Inland Empire Wing member Randy Kim, 70, of San Bernardino, is going to miss that part.

“I would have loved to see all the paratroopers come out,” Kim said.

But, he said, “We’ll catch up with the Doll the next day at Caen.”

Kim said the plane will be on display several days, and he will fly with D-Day Doll as she tours Europe the next few weeks.

“I couldn’t pass that up,” said the Vietnam War vet who served 22 years in the Air Force.

While it is important to remember sacrifices World War II veterans made, it’s also important to remember contributions of the winged workhorses, said Clarke, the museum director.

“That plane is a veteran, too,” Clarke said. “She deserves to go.”

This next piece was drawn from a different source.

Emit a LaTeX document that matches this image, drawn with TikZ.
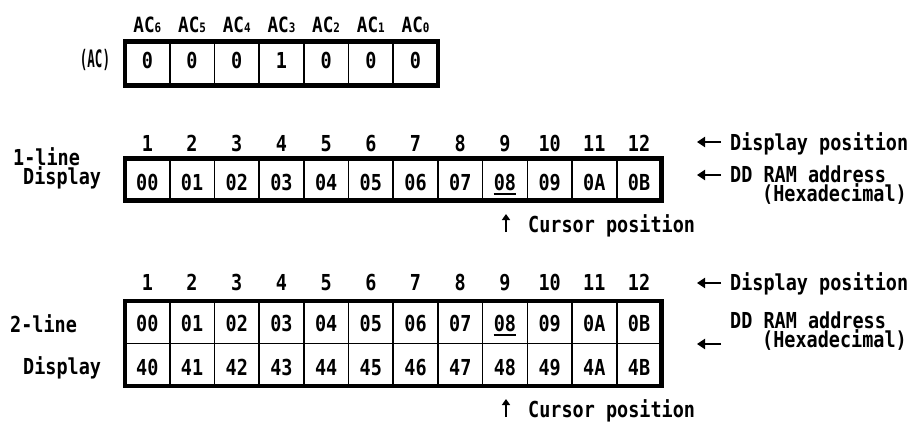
\documentclass[tikz,border=0pt]{standalone}
\usepackage{fontspec}
\newfontfamily\mf[FakeStretch=0.84]{DejaVu Sans Mono}
\usetikzlibrary{arrows.meta}
\begin{document}
\begin{tikzpicture}[x=1pt,y=-1pt,
  txt/.style={inner sep=0pt,anchor=base,font=\mf\bfseries\fontsize{22}{19}\selectfont},
  lbl/.style={txt,anchor=base west},
  lbltwo/.style={txt,anchor=north west,align=left},
  aclbl/.style={inner sep=0pt,anchor=base,font=\mf\bfseries\fontsize{21}{21}\selectfont},
  thinline/.style={line width=1.6pt},
  thickbox/.style={line width=4.5pt},
  ulline/.style={line width=1.8pt},
  larrow/.style={line width=2.6pt,-{Triangle[length=8pt,width=10pt]}},
  uarrow/.style={line width=2pt,-{Triangle[length=6pt,width=8pt]}}
]
\useasboundingbox (0,0) rectangle (912,421);
\def\cw{44.7}
% ---------------- AC register ----------------
\foreach \i in {1,...,6}
  \draw[thinline] ({125+\i*\cw},41.5) -- ({125+\i*\cw},85.5);
\draw[thickbox] (125,41.5) rectangle ({125+7*\cw},85.5);
\foreach \v [count=\i] in {0,0,0,1,0,0,0}{
  \pgfmathtruncatemacro{\s}{7-\i}
  \node[aclbl] (acl\i) at ({125+(\i-0.5)*\cw},32) {AC{\fontsize{13}{13}\selectfont\s}};
  \node[txt] (acv\i) at ({125+(\i-0.5)*\cw},68) {\v};
}
\node[txt,font=\mf\bfseries\fontsize{24}{24}\selectfont] (ac) at (95,67) {\scalebox{0.62}[1]{(AC)}};
% ---------------- 1-line display ----------------
\foreach \i in {1,...,11}
  \draw[thinline] ({125+\i*\cw},158.5) -- ({125+\i*\cw},200.5);
\draw[thickbox] (125,158.5) rectangle ({125+12*\cw},200.5);
\foreach \i in {1,...,12}
  \node[txt] (pa\i) at ({125+(\i-0.5)*\cw},151) {\i};
\foreach \v [count=\i] in {00,01,02,03,04,05,06,07,08,09,0A,0B}
  \node[txt] (ra\i) at ({125+(\i-0.5)*\cw},190) {\v};
\draw[ulline] ([yshift=-4pt]ra9.base west) -- ([yshift=-4pt]ra9.base east);
\node[lbltwo] (l1) at (13,147) {1-line\\\hspace*{10pt}Display};
\coordinate (dpa1) at (721,142);
\coordinate (dpa2) at (697,142);
\draw[larrow] (dpa1) -- (dpa2);
\node[lbl] (dpt1) at (730,150) {Display position};
\coordinate (dda1) at (721,175);
\coordinate (dda2) at (697,175);
\draw[larrow] (dda1) -- (dda2);
\node[lbltwo] (ddt1) at (730,166) {DD RAM address\\\hspace*{32pt}(Hexadecimal)};
\coordinate (cu1a) at (506,232);
\coordinate (cu1b) at (506,214);
\draw[uarrow] (cu1a) -- (cu1b);
\node[lbl] (cur1) at (528,232) {Cursor position};
% ---------------- 2-line display ----------------
\foreach \i in {1,...,11}
  \draw[thinline] ({125+\i*\cw},301) -- ({125+\i*\cw},386);
\draw[thinline] (125,343.5) -- ({125+12*\cw},343.5);
\draw[thickbox] (125,301) rectangle ({125+12*\cw},386);
\foreach \i in {1,...,12}
  \node[txt] (pb\i) at ({125+(\i-0.5)*\cw},290) {\i};
\foreach \v [count=\i] in {00,01,02,03,04,05,06,07,08,09,0A,0B}
  \node[txt] (rb\i) at ({125+(\i-0.5)*\cw},331) {\v};
\foreach \v [count=\i] in {40,41,42,43,44,45,46,47,48,49,4A,4B}
  \node[txt] (rc\i) at ({125+(\i-0.5)*\cw},375) {\v};
\draw[ulline] ([yshift=-4pt]rb9.base west) -- ([yshift=-4pt]rb9.base east);
\node[lbl] (l2a) at (10,332) {2-line};
\node[lbl] (l2b) at (23,374) {Display};
\coordinate (dpb1) at (721,283);
\coordinate (dpb2) at (697,283);
\draw[larrow] (dpb1) -- (dpb2);
\node[lbl] (dpt2) at (730,290) {Display position};
\coordinate (ddb1) at (721,344);
\coordinate (ddb2) at (697,344);
\draw[larrow] (ddb1) -- (ddb2);
\node[lbltwo] (ddt2) at (730,312) {DD RAM address\\\hspace*{32pt}(Hexadecimal)};
\coordinate (cu2a) at (506,417);
\coordinate (cu2b) at (506,399);
\draw[uarrow] (cu2a) -- (cu2b);
\node[lbl] (cur2) at (528,417) {Cursor position};
\end{tikzpicture}
\end{document}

But sending her to the 75th anniversary was no small commitment, requiring an engine overhaul and myriad other repairs.

Prosser, a retired airline pilot, said the wing has raised and spent hundreds of thousands of dollars.

“We went through an extensive restoration starting about two years ago to get it ready for Normandy,” Prosser said. “She’s been repainted to the paint config that she was in 75 years ago.”

Before Wednesday’s takeoff, Prosser showed a visitor the plane’s interior. Upon entering, he pointed and said, “18-year-old kids went out that door.”

Then Prosser showed off the cockpit.

“This is her as she was in 1944,” he said.

The big exception to the original metal and mechanical instruments, he said, was a pair of plastic boxes containing modern GPS navigational equipment.

Prosser said the plane is 68 feet long with a 95-foot wingspan, can hold 800 gallons of fuel and has a range of 8 hours. It flies 150 mph to 160 mph.

The C-53D Skytrooper was built for the Army Air Corps by Douglas Aircraft in Santa Monica in July 1943.

The Inland Empire Wing obtained the plane in 2001.

“At that time, would you have ever dreamed that this thing would be going back to Normandy?” Clarke asked.

“No,” replied Steve Robb of Riverside, a wing volunteer.

Clarke said he had one word to describe the upcoming adventure: “Incredible.”

As the time drew near to launch the adventure, pilots and crew members hugged and kissed loved ones, then climbed aboard “the Doll.” Ground crews spun the engines one at a time, each spewing a cloud of blue-gray smoke as it appeared to clear its throat.

Robb said he just loves old planes.

“They cough. They spit out fire,” he said. “They have personality.”